Just because you know his family is no guarantee that he will make it official. And woman please, don’t even think of trapping him into marriage with pregnancy. That will only make matters worse. 

When you date a man for more than two years and you have never heard him talk of settling down, yet you have been playing wife and mother all that time, you’d better cut your losses and bolt; unless of course you are also into no-strings attached relationships. 

You might dismiss me as old school, but my advice will save you the trouble of calling radio stations for help. Don’t move into a man’s house if he doesn’t make the offer.

You should have your own place if you want to avoid frustrations from men, who think they can own you just for using their toothpaste! I hate it when women move in with their boyfriends immediately after school, then become totally dependent on the men and sit around the house doing nothing besides calling the man ‘bae.’

We cannot continue blaming men when we are supposed to be 10 times smarter than them. How do you date a man for five years without knowing where the relationship is headed?

Five years is the time a visionary president needs to turn around a debt-ridden country like ours that is stuck in a bog of tribalism and corruption. In fact Maghufuli proved that you probably just need three weeks to do that!

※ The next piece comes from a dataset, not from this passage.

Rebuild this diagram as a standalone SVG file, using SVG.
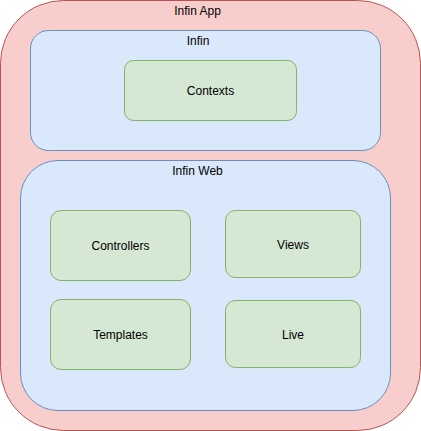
<svg xmlns="http://www.w3.org/2000/svg" width="421" height="431" viewBox="0 0 421 431">
<style>
.red{fill:#f8cecc;stroke:#b85450;stroke-width:1}
.blue{fill:#dae8fc;stroke:#6c8ebf;stroke-width:1}
.green{fill:#d5e8d4;stroke:#82b366;stroke-width:1}
text{font-family:"Liberation Sans",Arial,sans-serif;font-size:12px;fill:#000;text-anchor:middle}
</style>
<rect width="421" height="431" fill="#fff"/>
<g id="infin-app">
<rect class="red" x="0.5" y="0.5" width="420" height="430" rx="63" ry="63"/>
<text x="197.5" y="15">Infin App</text>
</g>
<g id="infin">
<rect class="blue" x="30.5" y="30.5" width="350" height="120" rx="18" ry="18"/>
<text x="198" y="45">Infin</text>
</g>
<g id="infin-web">
<rect class="blue" x="20.5" y="160.5" width="370" height="250" rx="37.5" ry="37.5"/>
<text x="197.5" y="175">Infin Web</text>
</g>
<g id="contexts">
<rect class="green" x="124.5" y="60.5" width="172" height="60" rx="9" ry="9"/>
<text x="210.5" y="94.5">Contexts</text>
</g>
<g id="controllers">
<rect class="green" x="50.5" y="210.5" width="140" height="70" rx="10.5" ry="10.5"/>
<text x="120.5" y="249.5">Controllers</text>
</g>
<g id="views">
<rect class="green" x="225.5" y="210.5" width="135" height="67" rx="10" ry="10"/>
<text x="293" y="248.5">Views</text>
</g>
<g id="templates">
<rect class="green" x="50.5" y="299.5" width="140" height="70" rx="10.5" ry="10.5"/>
<text x="120.5" y="338.5">Templates</text>
</g>
<g id="live">
<rect class="green" x="225.5" y="300.5" width="135" height="67" rx="10" ry="10"/>
<text x="293" y="338.5">Live</text>
</g>
<g id="connectors"></g>
</svg>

Don’t get stuck in ‘situationships,’ where you stick with a man who shows no interest to take the relationship to the next level, but ends up getting married immediately you are separated. Woman, take the first bold step and ask the man if he’s serious to settle down.

Don’t push your luck with men after two years without direction.  Don’t be misled by those mushy wedding show tales about couples having known each other for six years before deciding to tie the knot.

Those are choreographed white lies; for those were most likely cohabiting and decided to formalise their unions, or probably knew each other first as colleagues, then friends and later lovers for a year or less. 

Let no man keep you in a meaningless relationship to exploit and explore you, and ruin your chances of getting a serious man. Showing some wifely and homely skills is not wrong, if anything it can make a man want to marry you.

However, being a wife to a boyfriend is a sign of desperation and you will be exposing yourself to abuse. Stick just long enough to find out if the relationship is headed somewhere. Even in matters of the heart, we should rely on our heads.